Welsh Government advice says statues of “old white men” such as Trafalgar hero Admiral Nelson may need to be removed or even destroyed to create the “right historical narrative” in an increasingly multicultural society.
In its current form, the studiously woke guidance, which should be finalised by the end of March, laments the fact that “powerful, older, able-bodied white men” are often depicted in public statues and memorials and that this may be “offensive” to Britain’s increasingly diverse population, according to The Telegraph.
Led by the Labour Party, Wales’ devolved government — roughly equivalent to a U.S. state government — sets out an ambitious framework for concealing, removing, or outright destroying various monuments as well as renaming various streets and buildings, in moves redolent of George Orwell’s vision in Nineteen Eighty-Four of a hard-left dystopia where “Every record has been destroyed or falsified, every book rewritten, every picture has been repainted, every statue and street building has been renamed, every date has been altered.”

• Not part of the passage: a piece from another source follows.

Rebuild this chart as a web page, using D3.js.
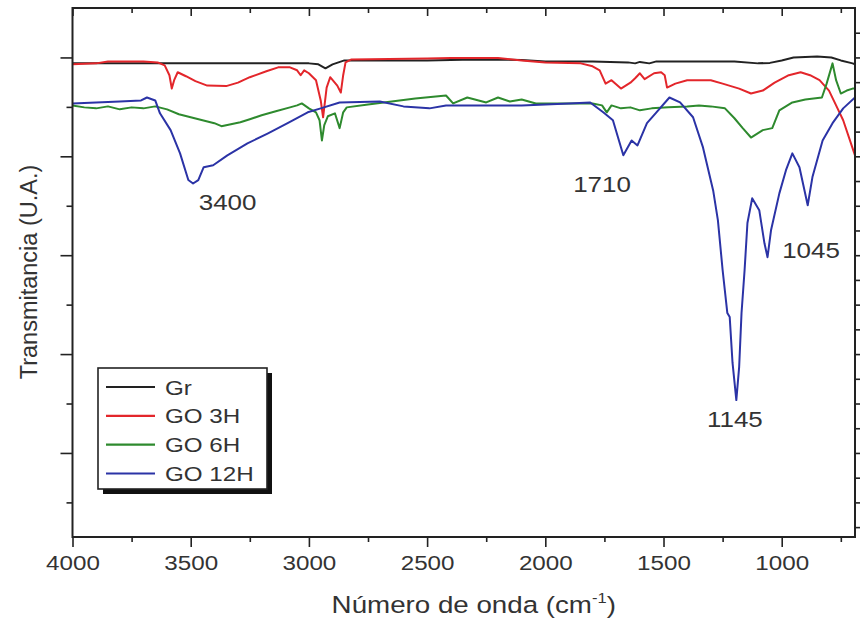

The guidance, which sees setting the “right historical narrative” — as defined by its woke authors — as its driving purpose, with men like Admiral Lord Nelson and the Duke of Wellington, the heroes of the Battle of Trafalgar and the Battle of Waterloo, recast as “offensive to people today who see them in a different light”, and indeed as “aggressors who conquered peoples to expand the British Empire”.
The so-called “best-practice” document also complains that diversity is “hardly visible at all in public commemorations” — an unsurprising result of the fact that Britain in general and Wales in particular had very little diversity to speak of until the post-war era of mass migration — and that this could create a “perception that the achievements that society considers noteworthy are those of powerful, older, able-bodied white men” and perpetuate “racist colonial myths about white superiority”.
“Labour are intent on rewriting our history here in Wales,” said Andrew RT Davies, who leads the Conservative (Tory) Party in Wales, alleging they “have been captured by a hard-Left, anti-British mob who want nothing more than to topple our statues, tear up the works of classic authors and cancel our great orators, all in the name of virtue signalling.”
“Statues may well offend some people, but that does not make them any less a part of Wales’ rich history. What happened to remembering the mistakes of the past and learning the lessons?” he asked — tacitly accepting the statue-smasher narrative that some of those depicted in the country’s memorials should indeed be regarded as villains, but retain their memorials anyway.
“We should be punishing woke vandals for denigrating our history and damaging our monuments, not kowtowing to them by ‘concealing statues’ as this document suggests,” he added, alluding to a section of the guidance where it is suggested that statues not removed entirely could be “discretely box[ed]” or “enclose[d]… creatively in new artworks”.
However, the reality is that while the Conservative-led central government which has much the same role in England’s national governance as the devolved governments in Wales, Scotland, and Northern Ireland has been good on rhetoric with respect to statues, it offers very little in terms of action.
London’s woke Metropolitan Police, for example, has been able to draw up a secret list of supposedly “contentious” memorials including a statue of Sir Winston Churchill and the Cenotaph, which commemorates the country’s war dead, under the noses of the government in Westminster, with no obvious consequences.
In Northumbria, meanwhile, the local police force took a break from its law enforcement duties to assist a rogue municipal government in conducting a “review of South Tyneside’s statues and landmarks to determine if any have links to slavery or oppressive behaviour,” with some of the landmarks flagged including a statue of two Vikings outside a shopping centre, which could supposedly have “connections / associations with far-Right symbolism and Nordic mythology”.